• _Exercise prompt_
Transcribe each line of the material as it is, and drop any picture.

• _Data excerpt_
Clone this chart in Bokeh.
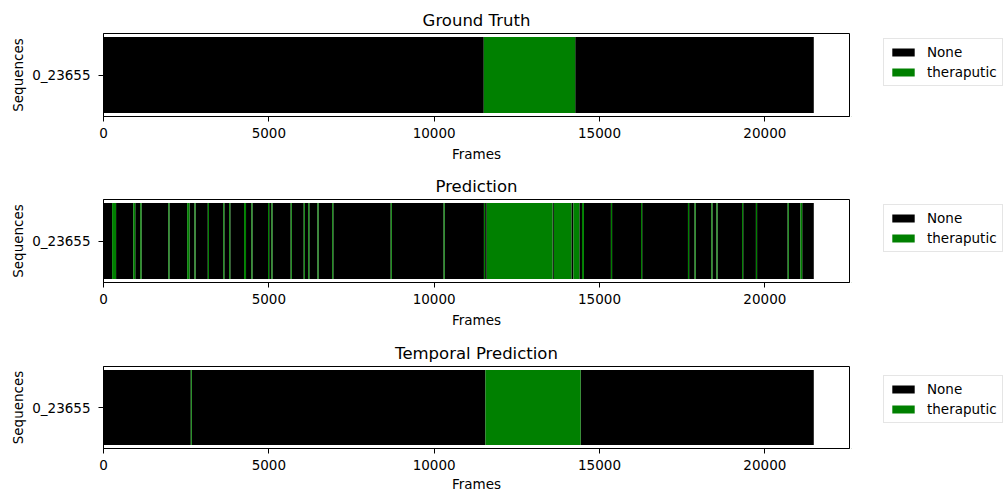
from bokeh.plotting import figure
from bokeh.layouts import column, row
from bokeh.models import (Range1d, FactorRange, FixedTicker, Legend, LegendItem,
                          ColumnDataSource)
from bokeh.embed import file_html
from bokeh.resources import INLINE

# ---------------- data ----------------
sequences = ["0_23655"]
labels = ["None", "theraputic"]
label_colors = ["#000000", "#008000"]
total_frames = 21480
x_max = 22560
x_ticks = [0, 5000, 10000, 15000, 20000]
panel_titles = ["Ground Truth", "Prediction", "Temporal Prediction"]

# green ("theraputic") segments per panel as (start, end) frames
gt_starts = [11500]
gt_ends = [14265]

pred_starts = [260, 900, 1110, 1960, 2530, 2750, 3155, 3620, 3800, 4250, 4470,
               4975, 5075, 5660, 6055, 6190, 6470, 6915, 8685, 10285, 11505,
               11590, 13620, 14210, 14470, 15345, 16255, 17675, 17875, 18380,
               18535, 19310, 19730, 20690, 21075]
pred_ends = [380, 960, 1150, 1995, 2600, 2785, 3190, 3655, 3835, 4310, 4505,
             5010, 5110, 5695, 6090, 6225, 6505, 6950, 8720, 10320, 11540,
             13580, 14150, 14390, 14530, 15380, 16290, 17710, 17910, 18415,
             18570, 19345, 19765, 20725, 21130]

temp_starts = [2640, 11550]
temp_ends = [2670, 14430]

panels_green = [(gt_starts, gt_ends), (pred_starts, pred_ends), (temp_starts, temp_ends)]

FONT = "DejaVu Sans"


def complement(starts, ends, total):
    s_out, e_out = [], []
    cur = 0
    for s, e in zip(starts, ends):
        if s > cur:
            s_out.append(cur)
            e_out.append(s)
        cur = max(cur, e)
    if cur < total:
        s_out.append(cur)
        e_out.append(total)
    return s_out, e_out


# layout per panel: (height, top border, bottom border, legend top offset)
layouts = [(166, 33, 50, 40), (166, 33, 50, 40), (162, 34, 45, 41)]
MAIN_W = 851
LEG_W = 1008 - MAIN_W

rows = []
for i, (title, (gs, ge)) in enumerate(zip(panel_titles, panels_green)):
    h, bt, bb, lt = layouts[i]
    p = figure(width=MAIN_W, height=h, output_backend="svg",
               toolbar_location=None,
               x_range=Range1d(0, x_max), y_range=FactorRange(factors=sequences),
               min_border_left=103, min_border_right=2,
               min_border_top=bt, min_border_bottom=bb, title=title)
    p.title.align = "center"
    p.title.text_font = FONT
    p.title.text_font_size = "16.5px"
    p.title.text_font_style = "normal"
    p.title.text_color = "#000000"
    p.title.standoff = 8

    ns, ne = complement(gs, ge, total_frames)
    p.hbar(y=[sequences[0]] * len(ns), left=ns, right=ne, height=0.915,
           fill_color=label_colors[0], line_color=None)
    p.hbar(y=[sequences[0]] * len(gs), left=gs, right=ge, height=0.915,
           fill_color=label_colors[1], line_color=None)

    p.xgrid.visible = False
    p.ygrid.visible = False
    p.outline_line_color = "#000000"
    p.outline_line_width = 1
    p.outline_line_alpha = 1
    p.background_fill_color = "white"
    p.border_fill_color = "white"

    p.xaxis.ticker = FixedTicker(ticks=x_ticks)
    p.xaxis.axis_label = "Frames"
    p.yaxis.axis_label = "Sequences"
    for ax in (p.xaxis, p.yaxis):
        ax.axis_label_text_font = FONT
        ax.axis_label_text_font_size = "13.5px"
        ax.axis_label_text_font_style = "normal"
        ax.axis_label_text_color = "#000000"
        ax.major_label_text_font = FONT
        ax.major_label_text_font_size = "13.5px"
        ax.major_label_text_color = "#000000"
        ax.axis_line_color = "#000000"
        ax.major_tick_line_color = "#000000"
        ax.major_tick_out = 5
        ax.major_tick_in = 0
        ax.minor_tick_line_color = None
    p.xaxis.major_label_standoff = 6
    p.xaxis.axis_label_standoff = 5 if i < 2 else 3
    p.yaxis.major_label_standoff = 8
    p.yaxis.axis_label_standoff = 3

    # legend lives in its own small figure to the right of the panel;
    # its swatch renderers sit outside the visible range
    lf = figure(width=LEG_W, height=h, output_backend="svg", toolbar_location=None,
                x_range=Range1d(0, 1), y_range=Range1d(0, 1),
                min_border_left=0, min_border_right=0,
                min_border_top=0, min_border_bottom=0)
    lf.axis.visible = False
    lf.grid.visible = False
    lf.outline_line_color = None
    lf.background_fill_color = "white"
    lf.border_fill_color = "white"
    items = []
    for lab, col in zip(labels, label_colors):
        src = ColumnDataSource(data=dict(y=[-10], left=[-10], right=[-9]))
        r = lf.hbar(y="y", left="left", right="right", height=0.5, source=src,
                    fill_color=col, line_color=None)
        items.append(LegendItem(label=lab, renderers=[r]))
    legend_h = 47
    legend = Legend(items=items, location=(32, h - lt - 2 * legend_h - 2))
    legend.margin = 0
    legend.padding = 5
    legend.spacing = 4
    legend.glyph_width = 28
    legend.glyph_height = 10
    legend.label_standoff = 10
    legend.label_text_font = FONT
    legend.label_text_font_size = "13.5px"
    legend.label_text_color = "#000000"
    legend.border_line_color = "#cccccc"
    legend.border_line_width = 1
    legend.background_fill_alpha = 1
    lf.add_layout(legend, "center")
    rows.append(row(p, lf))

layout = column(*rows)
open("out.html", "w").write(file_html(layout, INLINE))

• _Task result_
Clone this chart in Bokeh.
from bokeh.plotting import figure
from bokeh.layouts import column, row
from bokeh.models import (Range1d, FactorRange, FixedTicker, Legend, LegendItem,
                          ColumnDataSource)
from bokeh.embed import file_html
from bokeh.resources import INLINE

# ---------------- data ----------------
sequences = ["0_23655"]
labels = ["None", "theraputic"]
label_colors = ["#000000", "#008000"]
total_frames = 21480
x_max = 22560
x_ticks = [0, 5000, 10000, 15000, 20000]
panel_titles = ["Ground Truth", "Prediction", "Temporal Prediction"]

# green ("theraputic") segments per panel as (start, end) frames
gt_starts = [11500]
gt_ends = [14265]

pred_starts = [260, 900, 1110, 1960, 2530, 2750, 3155, 3620, 3800, 4250, 4470,
               4975, 5075, 5660, 6055, 6190, 6470, 6915, 8685, 10285, 11505,
               11590, 13620, 14210, 14470, 15345, 16255, 17675, 17875, 18380,
               18535, 19310, 19730, 20690, 21075]
pred_ends = [380, 960, 1150, 1995, 2600, 2785, 3190, 3655, 3835, 4310, 4505,
             5010, 5110, 5695, 6090, 6225, 6505, 6950, 8720, 10320, 11540,
             13580, 14150, 14390, 14530, 15380, 16290, 17710, 17910, 18415,
             18570, 19345, 19765, 20725, 21130]

temp_starts = [2640, 11550]
temp_ends = [2670, 14430]

panels_green = [(gt_starts, gt_ends), (pred_starts, pred_ends), (temp_starts, temp_ends)]

FONT = "DejaVu Sans"


def complement(starts, ends, total):
    s_out, e_out = [], []
    cur = 0
    for s, e in zip(starts, ends):
        if s > cur:
            s_out.append(cur)
            e_out.append(s)
        cur = max(cur, e)
    if cur < total:
        s_out.append(cur)
        e_out.append(total)
    return s_out, e_out


# layout per panel: (height, top border, bottom border, legend top offset)
layouts = [(166, 33, 50, 40), (166, 33, 50, 40), (162, 34, 45, 41)]
MAIN_W = 851
LEG_W = 1008 - MAIN_W

rows = []
for i, (title, (gs, ge)) in enumerate(zip(panel_titles, panels_green)):
    h, bt, bb, lt = layouts[i]
    p = figure(width=MAIN_W, height=h, output_backend="svg",
               toolbar_location=None,
               x_range=Range1d(0, x_max), y_range=FactorRange(factors=sequences),
               min_border_left=103, min_border_right=2,
               min_border_top=bt, min_border_bottom=bb, title=title)
    p.title.align = "center"
    p.title.text_font = FONT
    p.title.text_font_size = "16.5px"
    p.title.text_font_style = "normal"
    p.title.text_color = "#000000"
    p.title.standoff = 8

    ns, ne = complement(gs, ge, total_frames)
    p.hbar(y=[sequences[0]] * len(ns), left=ns, right=ne, height=0.915,
           fill_color=label_colors[0], line_color=None)
    p.hbar(y=[sequences[0]] * len(gs), left=gs, right=ge, height=0.915,
           fill_color=label_colors[1], line_color=None)

    p.xgrid.visible = False
    p.ygrid.visible = False
    p.outline_line_color = "#000000"
    p.outline_line_width = 1
    p.outline_line_alpha = 1
    p.background_fill_color = "white"
    p.border_fill_color = "white"

    p.xaxis.ticker = FixedTicker(ticks=x_ticks)
    p.xaxis.axis_label = "Frames"
    p.yaxis.axis_label = "Sequences"
    for ax in (p.xaxis, p.yaxis):
        ax.axis_label_text_font = FONT
        ax.axis_label_text_font_size = "13.5px"
        ax.axis_label_text_font_style = "normal"
        ax.axis_label_text_color = "#000000"
        ax.major_label_text_font = FONT
        ax.major_label_text_font_size = "13.5px"
        ax.major_label_text_color = "#000000"
        ax.axis_line_color = "#000000"
        ax.major_tick_line_color = "#000000"
        ax.major_tick_out = 5
        ax.major_tick_in = 0
        ax.minor_tick_line_color = None
    p.xaxis.major_label_standoff = 6
    p.xaxis.axis_label_standoff = 5 if i < 2 else 3
    p.yaxis.major_label_standoff = 8
    p.yaxis.axis_label_standoff = 3

    # legend lives in its own small figure to the right of the panel;
    # its swatch renderers sit outside the visible range
    lf = figure(width=LEG_W, height=h, output_backend="svg", toolbar_location=None,
                x_range=Range1d(0, 1), y_range=Range1d(0, 1),
                min_border_left=0, min_border_right=0,
                min_border_top=0, min_border_bottom=0)
    lf.axis.visible = False
    lf.grid.visible = False
    lf.outline_line_color = None
    lf.background_fill_color = "white"
    lf.border_fill_color = "white"
    items = []
    for lab, col in zip(labels, label_colors):
        src = ColumnDataSource(data=dict(y=[-10], left=[-10], right=[-9]))
        r = lf.hbar(y="y", left="left", right="right", height=0.5, source=src,
                    fill_color=col, line_color=None)
        items.append(LegendItem(label=lab, renderers=[r]))
    legend_h = 47
    legend = Legend(items=items, location=(32, h - lt - 2 * legend_h - 2))
    legend.margin = 0
    legend.padding = 5
    legend.spacing = 4
    legend.glyph_width = 28
    legend.glyph_height = 10
    legend.label_standoff = 10
    legend.label_text_font = FONT
    legend.label_text_font_size = "13.5px"
    legend.label_text_color = "#000000"
    legend.border_line_color = "#cccccc"
    legend.border_line_width = 1
    legend.background_fill_alpha = 1
    lf.add_layout(legend, "center")
    rows.append(row(p, lf))

layout = column(*rows)
open("out.html", "w").write(file_html(layout, INLINE))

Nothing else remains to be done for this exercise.